• Data lines:
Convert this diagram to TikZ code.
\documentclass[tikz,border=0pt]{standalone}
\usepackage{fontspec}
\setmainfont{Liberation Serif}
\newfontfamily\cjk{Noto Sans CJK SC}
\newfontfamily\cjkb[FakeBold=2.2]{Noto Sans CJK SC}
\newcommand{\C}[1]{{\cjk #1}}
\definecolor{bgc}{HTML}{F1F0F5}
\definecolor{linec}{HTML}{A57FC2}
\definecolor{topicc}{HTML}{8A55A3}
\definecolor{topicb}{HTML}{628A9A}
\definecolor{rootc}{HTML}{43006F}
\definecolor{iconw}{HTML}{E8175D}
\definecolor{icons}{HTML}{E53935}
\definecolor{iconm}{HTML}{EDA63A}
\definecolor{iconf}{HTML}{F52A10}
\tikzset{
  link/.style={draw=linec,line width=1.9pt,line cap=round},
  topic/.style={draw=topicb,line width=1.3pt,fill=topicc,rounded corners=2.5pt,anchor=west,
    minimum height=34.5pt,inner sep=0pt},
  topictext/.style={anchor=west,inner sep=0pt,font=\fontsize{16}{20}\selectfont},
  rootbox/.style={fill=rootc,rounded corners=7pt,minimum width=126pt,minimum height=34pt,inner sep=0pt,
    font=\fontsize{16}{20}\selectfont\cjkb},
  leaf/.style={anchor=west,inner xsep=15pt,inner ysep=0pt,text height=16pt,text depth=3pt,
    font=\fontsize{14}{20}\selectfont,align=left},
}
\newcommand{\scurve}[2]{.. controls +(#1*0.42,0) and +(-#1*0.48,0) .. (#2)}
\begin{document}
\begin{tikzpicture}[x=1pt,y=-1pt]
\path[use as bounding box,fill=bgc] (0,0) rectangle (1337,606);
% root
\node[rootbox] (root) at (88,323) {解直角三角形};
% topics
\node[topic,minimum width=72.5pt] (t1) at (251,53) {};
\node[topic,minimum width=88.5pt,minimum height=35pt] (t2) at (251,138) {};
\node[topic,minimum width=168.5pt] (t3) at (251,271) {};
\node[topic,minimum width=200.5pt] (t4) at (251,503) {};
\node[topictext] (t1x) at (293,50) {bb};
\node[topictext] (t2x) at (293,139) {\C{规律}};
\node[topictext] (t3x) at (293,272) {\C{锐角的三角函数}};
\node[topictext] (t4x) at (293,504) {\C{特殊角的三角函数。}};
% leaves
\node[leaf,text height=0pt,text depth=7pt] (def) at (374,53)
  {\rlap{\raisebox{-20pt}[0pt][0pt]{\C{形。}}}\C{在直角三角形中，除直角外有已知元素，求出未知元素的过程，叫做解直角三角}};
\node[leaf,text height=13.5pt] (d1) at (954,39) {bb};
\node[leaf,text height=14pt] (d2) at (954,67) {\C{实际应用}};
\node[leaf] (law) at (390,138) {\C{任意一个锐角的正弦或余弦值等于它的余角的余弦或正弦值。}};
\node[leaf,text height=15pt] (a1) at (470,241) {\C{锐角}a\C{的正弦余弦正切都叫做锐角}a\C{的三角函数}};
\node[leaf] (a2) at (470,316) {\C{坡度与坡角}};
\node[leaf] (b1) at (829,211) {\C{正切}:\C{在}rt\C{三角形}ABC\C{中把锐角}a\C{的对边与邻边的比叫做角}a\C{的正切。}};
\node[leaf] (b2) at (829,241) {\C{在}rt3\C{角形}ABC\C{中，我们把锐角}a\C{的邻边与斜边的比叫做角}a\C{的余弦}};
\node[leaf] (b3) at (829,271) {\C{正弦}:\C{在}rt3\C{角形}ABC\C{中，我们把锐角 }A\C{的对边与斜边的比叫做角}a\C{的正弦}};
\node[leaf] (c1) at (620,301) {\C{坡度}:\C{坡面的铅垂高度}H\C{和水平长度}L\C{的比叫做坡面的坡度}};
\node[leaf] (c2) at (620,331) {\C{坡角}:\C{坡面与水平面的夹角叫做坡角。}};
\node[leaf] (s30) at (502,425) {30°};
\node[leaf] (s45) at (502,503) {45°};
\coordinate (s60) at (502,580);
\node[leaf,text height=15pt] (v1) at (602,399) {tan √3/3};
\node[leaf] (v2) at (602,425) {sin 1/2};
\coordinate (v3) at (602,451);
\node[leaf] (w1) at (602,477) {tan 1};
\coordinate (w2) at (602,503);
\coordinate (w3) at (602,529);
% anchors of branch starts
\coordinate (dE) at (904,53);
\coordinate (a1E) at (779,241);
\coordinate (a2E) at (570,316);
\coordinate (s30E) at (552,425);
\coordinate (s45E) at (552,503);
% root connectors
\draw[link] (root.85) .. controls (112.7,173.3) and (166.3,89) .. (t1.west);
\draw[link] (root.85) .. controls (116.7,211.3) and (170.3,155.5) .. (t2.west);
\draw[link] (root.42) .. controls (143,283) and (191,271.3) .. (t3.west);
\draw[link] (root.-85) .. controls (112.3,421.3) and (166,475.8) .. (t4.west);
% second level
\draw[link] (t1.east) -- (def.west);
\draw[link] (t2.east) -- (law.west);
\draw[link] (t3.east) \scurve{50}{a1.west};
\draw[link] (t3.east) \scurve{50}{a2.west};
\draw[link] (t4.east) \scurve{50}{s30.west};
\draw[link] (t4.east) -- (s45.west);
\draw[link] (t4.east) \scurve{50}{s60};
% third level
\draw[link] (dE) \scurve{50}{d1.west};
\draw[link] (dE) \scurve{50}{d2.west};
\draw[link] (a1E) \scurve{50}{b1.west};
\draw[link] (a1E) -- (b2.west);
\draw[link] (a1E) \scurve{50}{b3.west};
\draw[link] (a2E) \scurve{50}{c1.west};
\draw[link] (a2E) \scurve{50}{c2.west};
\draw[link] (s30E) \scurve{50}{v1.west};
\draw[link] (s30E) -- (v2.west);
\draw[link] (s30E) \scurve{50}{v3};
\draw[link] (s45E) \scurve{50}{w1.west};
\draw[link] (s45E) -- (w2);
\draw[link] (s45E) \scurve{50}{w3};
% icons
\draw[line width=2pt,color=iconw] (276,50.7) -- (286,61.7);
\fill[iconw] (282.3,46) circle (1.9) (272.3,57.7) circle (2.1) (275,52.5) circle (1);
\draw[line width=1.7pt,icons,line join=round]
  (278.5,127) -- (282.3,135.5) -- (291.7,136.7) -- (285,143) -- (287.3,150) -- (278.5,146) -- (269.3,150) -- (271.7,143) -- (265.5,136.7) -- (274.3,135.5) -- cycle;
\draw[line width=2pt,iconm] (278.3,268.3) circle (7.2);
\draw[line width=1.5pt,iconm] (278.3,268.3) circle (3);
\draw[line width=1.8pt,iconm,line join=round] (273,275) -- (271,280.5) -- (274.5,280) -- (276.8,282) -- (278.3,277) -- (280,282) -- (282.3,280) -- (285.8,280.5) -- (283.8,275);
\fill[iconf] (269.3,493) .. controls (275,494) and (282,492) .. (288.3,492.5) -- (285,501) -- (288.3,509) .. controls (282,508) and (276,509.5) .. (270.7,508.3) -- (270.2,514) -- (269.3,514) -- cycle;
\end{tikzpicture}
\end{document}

• Task brief: Using the listing above, reproduce each line without omission.

• Full answer:
Convert this diagram to TikZ code.
\documentclass[tikz,border=0pt]{standalone}
\usepackage{fontspec}
\setmainfont{Liberation Serif}
\newfontfamily\cjk{Noto Sans CJK SC}
\newfontfamily\cjkb[FakeBold=2.2]{Noto Sans CJK SC}
\newcommand{\C}[1]{{\cjk #1}}
\definecolor{bgc}{HTML}{F1F0F5}
\definecolor{linec}{HTML}{A57FC2}
\definecolor{topicc}{HTML}{8A55A3}
\definecolor{topicb}{HTML}{628A9A}
\definecolor{rootc}{HTML}{43006F}
\definecolor{iconw}{HTML}{E8175D}
\definecolor{icons}{HTML}{E53935}
\definecolor{iconm}{HTML}{EDA63A}
\definecolor{iconf}{HTML}{F52A10}
\tikzset{
  link/.style={draw=linec,line width=1.9pt,line cap=round},
  topic/.style={draw=topicb,line width=1.3pt,fill=topicc,rounded corners=2.5pt,anchor=west,
    minimum height=34.5pt,inner sep=0pt},
  topictext/.style={anchor=west,inner sep=0pt,font=\fontsize{16}{20}\selectfont},
  rootbox/.style={fill=rootc,rounded corners=7pt,minimum width=126pt,minimum height=34pt,inner sep=0pt,
    font=\fontsize{16}{20}\selectfont\cjkb},
  leaf/.style={anchor=west,inner xsep=15pt,inner ysep=0pt,text height=16pt,text depth=3pt,
    font=\fontsize{14}{20}\selectfont,align=left},
}
\newcommand{\scurve}[2]{.. controls +(#1*0.42,0) and +(-#1*0.48,0) .. (#2)}
\begin{document}
\begin{tikzpicture}[x=1pt,y=-1pt]
\path[use as bounding box,fill=bgc] (0,0) rectangle (1337,606);
% root
\node[rootbox] (root) at (88,323) {解直角三角形};
% topics
\node[topic,minimum width=72.5pt] (t1) at (251,53) {};
\node[topic,minimum width=88.5pt,minimum height=35pt] (t2) at (251,138) {};
\node[topic,minimum width=168.5pt] (t3) at (251,271) {};
\node[topic,minimum width=200.5pt] (t4) at (251,503) {};
\node[topictext] (t1x) at (293,50) {bb};
\node[topictext] (t2x) at (293,139) {\C{规律}};
\node[topictext] (t3x) at (293,272) {\C{锐角的三角函数}};
\node[topictext] (t4x) at (293,504) {\C{特殊角的三角函数。}};
% leaves
\node[leaf,text height=0pt,text depth=7pt] (def) at (374,53)
  {\rlap{\raisebox{-20pt}[0pt][0pt]{\C{形。}}}\C{在直角三角形中，除直角外有已知元素，求出未知元素的过程，叫做解直角三角}};
\node[leaf,text height=13.5pt] (d1) at (954,39) {bb};
\node[leaf,text height=14pt] (d2) at (954,67) {\C{实际应用}};
\node[leaf] (law) at (390,138) {\C{任意一个锐角的正弦或余弦值等于它的余角的余弦或正弦值。}};
\node[leaf,text height=15pt] (a1) at (470,241) {\C{锐角}a\C{的正弦余弦正切都叫做锐角}a\C{的三角函数}};
\node[leaf] (a2) at (470,316) {\C{坡度与坡角}};
\node[leaf] (b1) at (829,211) {\C{正切}:\C{在}rt\C{三角形}ABC\C{中把锐角}a\C{的对边与邻边的比叫做角}a\C{的正切。}};
\node[leaf] (b2) at (829,241) {\C{在}rt3\C{角形}ABC\C{中，我们把锐角}a\C{的邻边与斜边的比叫做角}a\C{的余弦}};
\node[leaf] (b3) at (829,271) {\C{正弦}:\C{在}rt3\C{角形}ABC\C{中，我们把锐角 }A\C{的对边与斜边的比叫做角}a\C{的正弦}};
\node[leaf] (c1) at (620,301) {\C{坡度}:\C{坡面的铅垂高度}H\C{和水平长度}L\C{的比叫做坡面的坡度}};
\node[leaf] (c2) at (620,331) {\C{坡角}:\C{坡面与水平面的夹角叫做坡角。}};
\node[leaf] (s30) at (502,425) {30°};
\node[leaf] (s45) at (502,503) {45°};
\coordinate (s60) at (502,580);
\node[leaf,text height=15pt] (v1) at (602,399) {tan √3/3};
\node[leaf] (v2) at (602,425) {sin 1/2};
\coordinate (v3) at (602,451);
\node[leaf] (w1) at (602,477) {tan 1};
\coordinate (w2) at (602,503);
\coordinate (w3) at (602,529);
% anchors of branch starts
\coordinate (dE) at (904,53);
\coordinate (a1E) at (779,241);
\coordinate (a2E) at (570,316);
\coordinate (s30E) at (552,425);
\coordinate (s45E) at (552,503);
% root connectors
\draw[link] (root.85) .. controls (112.7,173.3) and (166.3,89) .. (t1.west);
\draw[link] (root.85) .. controls (116.7,211.3) and (170.3,155.5) .. (t2.west);
\draw[link] (root.42) .. controls (143,283) and (191,271.3) .. (t3.west);
\draw[link] (root.-85) .. controls (112.3,421.3) and (166,475.8) .. (t4.west);
% second level
\draw[link] (t1.east) -- (def.west);
\draw[link] (t2.east) -- (law.west);
\draw[link] (t3.east) \scurve{50}{a1.west};
\draw[link] (t3.east) \scurve{50}{a2.west};
\draw[link] (t4.east) \scurve{50}{s30.west};
\draw[link] (t4.east) -- (s45.west);
\draw[link] (t4.east) \scurve{50}{s60};
% third level
\draw[link] (dE) \scurve{50}{d1.west};
\draw[link] (dE) \scurve{50}{d2.west};
\draw[link] (a1E) \scurve{50}{b1.west};
\draw[link] (a1E) -- (b2.west);
\draw[link] (a1E) \scurve{50}{b3.west};
\draw[link] (a2E) \scurve{50}{c1.west};
\draw[link] (a2E) \scurve{50}{c2.west};
\draw[link] (s30E) \scurve{50}{v1.west};
\draw[link] (s30E) -- (v2.west);
\draw[link] (s30E) \scurve{50}{v3};
\draw[link] (s45E) \scurve{50}{w1.west};
\draw[link] (s45E) -- (w2);
\draw[link] (s45E) \scurve{50}{w3};
% icons
\draw[line width=2pt,color=iconw] (276,50.7) -- (286,61.7);
\fill[iconw] (282.3,46) circle (1.9) (272.3,57.7) circle (2.1) (275,52.5) circle (1);
\draw[line width=1.7pt,icons,line join=round]
  (278.5,127) -- (282.3,135.5) -- (291.7,136.7) -- (285,143) -- (287.3,150) -- (278.5,146) -- (269.3,150) -- (271.7,143) -- (265.5,136.7) -- (274.3,135.5) -- cycle;
\draw[line width=2pt,iconm] (278.3,268.3) circle (7.2);
\draw[line width=1.5pt,iconm] (278.3,268.3) circle (3);
\draw[line width=1.8pt,iconm,line join=round] (273,275) -- (271,280.5) -- (274.5,280) -- (276.8,282) -- (278.3,277) -- (280,282) -- (282.3,280) -- (285.8,280.5) -- (283.8,275);
\fill[iconf] (269.3,493) .. controls (275,494) and (282,492) .. (288.3,492.5) -- (285,501) -- (288.3,509) .. controls (282,508) and (276,509.5) .. (270.7,508.3) -- (270.2,514) -- (269.3,514) -- cycle;
\end{tikzpicture}
\end{document}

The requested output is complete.